--- Exercise brief ---
Starting at the first line of the listing below, repeat each line exactly until the line containing "ax = fig.add_axes([95", which you include. Leave out pictures.

-- Start --

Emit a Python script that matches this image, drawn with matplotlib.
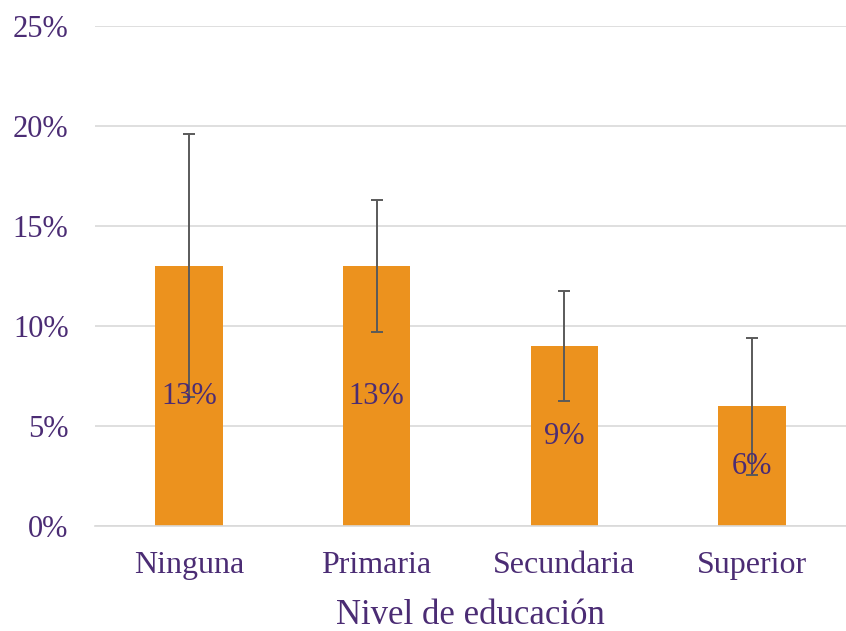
import matplotlib
matplotlib.use('Agg')
import matplotlib.pyplot as plt
import numpy as np

categories = ['Ninguna', 'Primaria', 'Secundaria', 'Superior']
values = [13, 13, 9, 6]
err_low = [6.45, 9.7, 6.25, 2.55]
err_high = [19.6, 16.3, 11.75, 9.4]
labels = ['13%', '13%', '9%', '6%']

purple = '#4B2C74'
orange = '#EC921E'

plt.rcParams['font.family'] = ['Liberation Serif', 'DejaVu Serif']

fig = plt.figure(figsize=(8.46, 6.31), dpi=100)
ax = fig.add_axes([95 / 846, 1 - 526 / 631, (846 - 95) / 846, 500 / 631])

x = np.arange(len(categories))
vals = np.array(values)
yerr = np.array([vals - np.array(err_low), np.array(err_high) - vals])
ax.bar(x, vals, width=0.36, color=orange, zorder=2)
ax.errorbar(x, vals, yerr=yerr, fmt='none', ecolor='#5a5a5a', elinewidth=1.4,
            capsize=4.5, capthick=1.4, zorder=3)

for xi, v, lab in zip(x, vals, labels):
    ax.text(xi, v / 2, lab, ha='center', va='center', color=purple, fontsize=22, zorder=4)

ax.set_xlim(-0.5, 3.5)
ax.set_ylim(0, 25)
ax.set_yticks([0, 5, 10, 15, 20, 25])
ax.set_yticklabels(['0%', '5%', '10%', '15%', '20%', '25%'])
ax.set_xticks(x)
ax.set_xticklabels(categories)
ax.tick_params(axis='both', length=0, colors=purple)
ax.tick_params(axis='y', pad=19, labelsize=22)
ax.tick_params(axis='x', pad=18, labelsize=23)
ax.grid(axis='y', color='#d9d9d9', linewidth=1.2, zorder=0)
for s in ['top', 'right', 'left']:
    ax.spines[s].set_visible(False)
ax.spines['bottom'].set_color('#d9d9d9')
ax.spines['bottom'].set_linewidth(1.2)
ax.set_xlabel('Nivel de educación', color=purple, fontsize=25, labelpad=14)

fig.savefig('out.png', dpi=100, facecolor='white')
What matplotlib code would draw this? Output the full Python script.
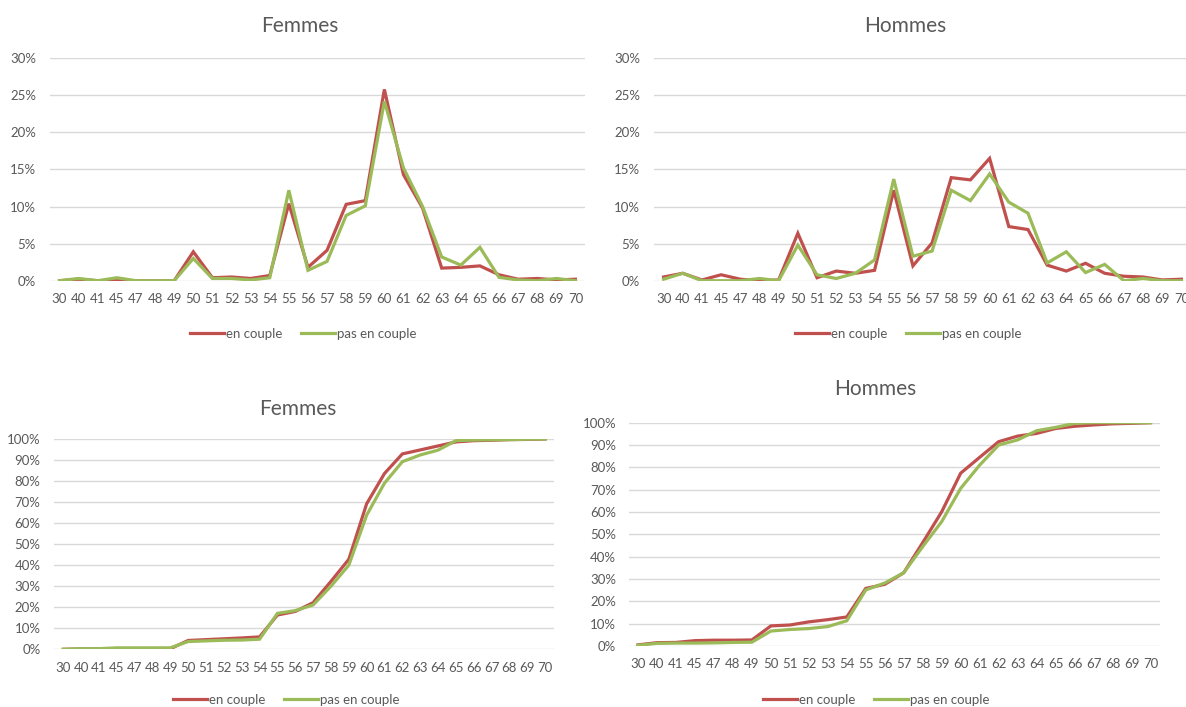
import matplotlib
matplotlib.use("Agg")
import matplotlib.pyplot as plt
from matplotlib.ticker import FuncFormatter, MultipleLocator

plt.rcParams['font.family'] = ['Lato', 'DejaVu Sans']

ages = ["30", "40", "41", "45", "47", "48", "49", "50", "51", "52", "53", "54", "55", "56",
        "57", "58", "59", "60", "61", "62", "63", "64", "65", "66", "67", "68", "69", "70"]

# Distribution (%), Femmes
f_couple = [0.0, 0.2, 0.0, 0.0, 0.0, 0.0, 0.0, 3.9, 0.4, 0.5, 0.3, 0.7, 10.4, 1.8,
            4.1, 10.3, 10.8, 25.8, 14.3, 9.8, 1.7, 1.8, 2.0, 0.8, 0.2, 0.3, 0.1, 0.2]
f_seul = [0.0, 0.3, 0.0, 0.4, 0.0, 0.0, 0.0, 3.0, 0.3, 0.3, 0.1, 0.4, 12.2, 1.4,
          2.6, 8.8, 10.1, 24.2, 15.2, 10.0, 3.2, 2.1, 4.5, 0.45, 0.1, 0.0, 0.3, 0.0]

# Distribution (%), Hommes
h_couple = [0.5, 1.0, 0.1, 0.8, 0.2, 0.0, 0.1, 6.4, 0.4, 1.3, 1.0, 1.4, 12.2, 2.0,
            5.1, 13.9, 13.6, 16.5, 7.3, 6.9, 2.1, 1.3, 2.35, 1.0, 0.6, 0.5, 0.1, 0.2]
h_seul = [0.2, 1.0, 0.0, 0.0, 0.0, 0.3, 0.0, 4.8, 0.8, 0.3, 1.0, 2.8, 13.7, 3.3,
          4.0, 12.2, 10.8, 14.4, 10.6, 9.1, 2.4, 3.9, 1.1, 2.2, 0.0, 0.3, 0.0, 0.0]

# Cumulative (%), Femmes
fc_couple = [0.0, 0.2, 0.2, 0.2, 0.2, 0.2, 0.3, 4.2, 4.6, 5.0, 5.4, 5.9, 16.3, 18.0,
             22.2, 32.3, 42.8, 69.2, 83.6, 92.9, 94.8, 96.7, 98.6, 99.2, 99.4, 99.7, 99.8, 100.0]
fc_seul = [0.0, 0.3, 0.3, 0.7, 0.7, 0.7, 0.7, 3.7, 4.0, 4.3, 4.4, 4.8, 17.1, 18.4,
           21.1, 30.0, 40.0, 63.8, 79.0, 89.2, 92.4, 94.7, 99.2, 99.5, 99.6, 99.7, 99.9, 100.0]

# Cumulative (%), Hommes
hc_couple = [0.5, 1.5, 1.6, 2.4, 2.6, 2.6, 2.7, 9.0, 9.4, 10.8, 11.8, 13.0, 25.8, 27.6,
             32.8, 46.3, 60.1, 77.4, 84.5, 91.5, 94.0, 95.2, 97.4, 98.4, 99.0, 99.5, 99.7, 100.0]
hc_seul = [0.3, 1.2, 1.3, 1.3, 1.4, 1.6, 1.7, 6.7, 7.4, 7.8, 8.7, 11.3, 25.1, 28.2,
           32.8, 44.5, 55.7, 70.6, 81.0, 90.0, 92.3, 96.4, 97.9, 99.7, 100.0, 100.0, 100.0, 100.0]

titles = ["Femmes", "Hommes", "Femmes", "Hommes"]
series_names = ["en couple", "pas en couple"]

RED = "#C0504D"
GREEN = "#9BBB59"
GRID = "#D9D9D9"
TXT = "#595959"

W, H = 1186, 707
fig = plt.figure(figsize=(W / 100, H / 100), dpi=100)


def px_axes(x0, x1, ytop, ybot):
    return fig.add_axes([x0 / W, 1 - ybot / H, (x1 - x0) / W, (ybot - ytop) / H])


panels = [
    dict(box=(50, 585, 58.3, 280.7), data=(f_couple, f_seul), ymax=30, step=5,
         title=(300, 31.5), leg=(303.5, 334), xpad=9, ypad=10),
    dict(box=(654, 1191, 58.3, 280.7), data=(h_couple, h_seul), ymax=30, step=5,
         title=(905, 31.5), leg=(908.5, 334), xpad=9, ypad=10),
    dict(box=(54.4, 554, 439, 649.3), data=(fc_couple, fc_seul), ymax=100, step=10,
         title=(298, 415), leg=(286.5, 700), xpad=9, ypad=10),
    dict(box=(628.5, 1160, 422.7, 646), data=(hc_couple, hc_seul), ymax=100, step=10,
         title=(875, 395), leg=(876.5, 700), xpad=9, ypad=9),
]

x = list(range(len(ages)))
for p, title in zip(panels, titles):
    ax = px_axes(*p["box"])
    lines = []
    for vals, col, name in zip(p["data"], (RED, GREEN), series_names):
        ln, = ax.plot(x, vals, color=col, lw=2.3, solid_joinstyle='miter', label=name, zorder=3)
        lines.append(ln)
    ax.set_xlim(-0.5, len(ages) - 0.5)
    ax.set_ylim(0, p["ymax"])
    ax.yaxis.set_major_locator(MultipleLocator(p["step"]))
    ax.yaxis.set_major_formatter(FuncFormatter(lambda v, _: f"{v:.0f}%"))
    ax.set_xticks(x)
    ax.set_xticklabels(ages)
    ax.grid(axis='y', color=GRID, lw=1.0, zorder=0)
    ax.set_axisbelow(True)
    for s in ax.spines.values():
        s.set_visible(False)
    ax.tick_params(axis='both', length=0, labelsize=9.5, labelcolor=TXT)
    ax.tick_params(axis='x', pad=p["xpad"])
    ax.tick_params(axis='y', pad=p["ypad"])
    tx, ty = p["title"]
    fig.text(tx / W, 1 - ty / H, title, ha='center', va='baseline', fontsize=15, color=TXT)
    lx, ly = p["leg"]
    fig.legend(handles=lines, loc='center', bbox_to_anchor=(lx / W, 1 - ly / H), ncol=2,
               frameon=False, fontsize=9.5, labelcolor=TXT, handlelength=2.6,
               handletextpad=0.15, columnspacing=1.4, borderpad=0, borderaxespad=0)

fig.savefig("out.png", dpi=100)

-- End --

--- Result of the task ---
Emit a Python script that matches this image, drawn with matplotlib.
import matplotlib
matplotlib.use('Agg')
import matplotlib.pyplot as plt
import numpy as np

categories = ['Ninguna', 'Primaria', 'Secundaria', 'Superior']
values = [13, 13, 9, 6]
err_low = [6.45, 9.7, 6.25, 2.55]
err_high = [19.6, 16.3, 11.75, 9.4]
labels = ['13%', '13%', '9%', '6%']

purple = '#4B2C74'
orange = '#EC921E'

plt.rcParams['font.family'] = ['Liberation Serif', 'DejaVu Serif']

fig = plt.figure(figsize=(8.46, 6.31), dpi=100)
ax = fig.add_axes([95 / 846, 1 - 526 / 631, (846 - 95) / 846, 500 / 631])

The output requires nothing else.